6. Menyiapkan Mahasiswa sebagai Pemimpin Demokratis
Mahasiswa hari ini adalah pemimpin masa depan. Oleh karena itu, kampus dan organisasi mahasiswa harus menjadi laboratorium demokrasi yang sehat, dengan menumbuhkan:
- Budaya musyawarah dan kepemimpinan kolektif,
- Nilai antikorupsi dan akuntabilitas,
- Keterampilan komunikasi publik dan advokasi,
- Kemampuan menyusun program berbasis kebutuhan rakyat.
Dengan bekal tersebut, mahasiswa tidak hanya aktif dalam pendidikan politik, tetapi juga siap mengisi ruang politik secara bermartabat.
Peran mahasiswa dalam demokrasi dan pendidikan politik tidak bisa diremehkan. Mereka adalah penyambung lidah rakyat, penyebar nilai-nilai demokrasi, sekaligus pelaku perubahan sosial.

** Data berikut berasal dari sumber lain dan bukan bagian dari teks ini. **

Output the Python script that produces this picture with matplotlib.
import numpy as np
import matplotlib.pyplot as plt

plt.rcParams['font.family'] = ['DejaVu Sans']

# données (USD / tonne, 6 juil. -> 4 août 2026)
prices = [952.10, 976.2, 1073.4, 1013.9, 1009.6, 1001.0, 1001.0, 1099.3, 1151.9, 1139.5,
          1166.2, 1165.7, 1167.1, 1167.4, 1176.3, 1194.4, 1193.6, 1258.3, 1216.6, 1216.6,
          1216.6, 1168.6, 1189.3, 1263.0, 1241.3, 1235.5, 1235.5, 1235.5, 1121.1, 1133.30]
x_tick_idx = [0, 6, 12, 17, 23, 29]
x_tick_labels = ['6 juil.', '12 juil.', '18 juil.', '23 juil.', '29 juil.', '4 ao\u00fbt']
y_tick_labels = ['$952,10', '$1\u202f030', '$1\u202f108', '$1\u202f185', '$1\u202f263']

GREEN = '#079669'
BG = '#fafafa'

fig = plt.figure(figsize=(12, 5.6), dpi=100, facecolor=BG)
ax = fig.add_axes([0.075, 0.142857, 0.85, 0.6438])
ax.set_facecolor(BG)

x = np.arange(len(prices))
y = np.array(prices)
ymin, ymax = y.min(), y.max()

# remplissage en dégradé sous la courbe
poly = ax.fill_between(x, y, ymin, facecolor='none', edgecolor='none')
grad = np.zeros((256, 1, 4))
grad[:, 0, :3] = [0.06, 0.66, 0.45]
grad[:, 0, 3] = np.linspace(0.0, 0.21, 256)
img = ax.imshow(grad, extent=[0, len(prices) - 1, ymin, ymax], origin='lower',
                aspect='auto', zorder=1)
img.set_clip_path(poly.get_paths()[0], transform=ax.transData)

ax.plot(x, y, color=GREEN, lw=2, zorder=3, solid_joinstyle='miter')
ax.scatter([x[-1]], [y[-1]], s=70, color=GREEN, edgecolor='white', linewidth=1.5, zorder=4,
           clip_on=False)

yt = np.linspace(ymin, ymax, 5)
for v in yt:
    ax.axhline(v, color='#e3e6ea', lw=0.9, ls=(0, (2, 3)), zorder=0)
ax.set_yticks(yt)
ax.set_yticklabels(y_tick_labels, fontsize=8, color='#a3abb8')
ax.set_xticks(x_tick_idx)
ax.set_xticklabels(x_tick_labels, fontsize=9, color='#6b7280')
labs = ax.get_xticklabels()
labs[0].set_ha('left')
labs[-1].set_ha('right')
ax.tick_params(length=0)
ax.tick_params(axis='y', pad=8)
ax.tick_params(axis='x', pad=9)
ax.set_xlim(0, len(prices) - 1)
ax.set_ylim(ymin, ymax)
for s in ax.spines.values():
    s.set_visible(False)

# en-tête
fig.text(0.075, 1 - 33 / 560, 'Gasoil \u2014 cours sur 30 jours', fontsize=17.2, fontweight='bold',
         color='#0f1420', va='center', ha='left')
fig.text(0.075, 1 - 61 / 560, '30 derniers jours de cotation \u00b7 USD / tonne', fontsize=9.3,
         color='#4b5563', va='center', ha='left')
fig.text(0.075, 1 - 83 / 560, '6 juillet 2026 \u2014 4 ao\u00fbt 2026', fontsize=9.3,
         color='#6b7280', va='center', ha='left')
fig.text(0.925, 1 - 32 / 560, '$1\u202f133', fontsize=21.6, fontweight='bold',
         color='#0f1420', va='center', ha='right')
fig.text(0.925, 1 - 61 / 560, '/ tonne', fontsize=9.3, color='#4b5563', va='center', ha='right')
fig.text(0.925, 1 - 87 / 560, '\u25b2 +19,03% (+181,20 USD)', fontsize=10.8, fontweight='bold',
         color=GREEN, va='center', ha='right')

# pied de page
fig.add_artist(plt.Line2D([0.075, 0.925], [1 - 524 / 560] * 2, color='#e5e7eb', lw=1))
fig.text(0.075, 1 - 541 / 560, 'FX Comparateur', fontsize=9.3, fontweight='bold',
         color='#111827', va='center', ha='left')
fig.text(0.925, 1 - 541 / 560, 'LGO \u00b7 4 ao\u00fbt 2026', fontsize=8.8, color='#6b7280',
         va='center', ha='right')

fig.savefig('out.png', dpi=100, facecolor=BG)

Ketika mahasiswa berpikir kritis, bersikap independen, dan bertindak kolektif, demokrasi akan menemukan penyangga yang kokoh dari generasi muda.
Di tengah dinamika politik yang sering tidak menentu, mahasiswa harus terus hadir—bukan sebagai pengikut, tapi sebagai penggerak. Karena masa depan demokrasi sangat bergantung pada kualitas kesadaran politik generasi mudanya.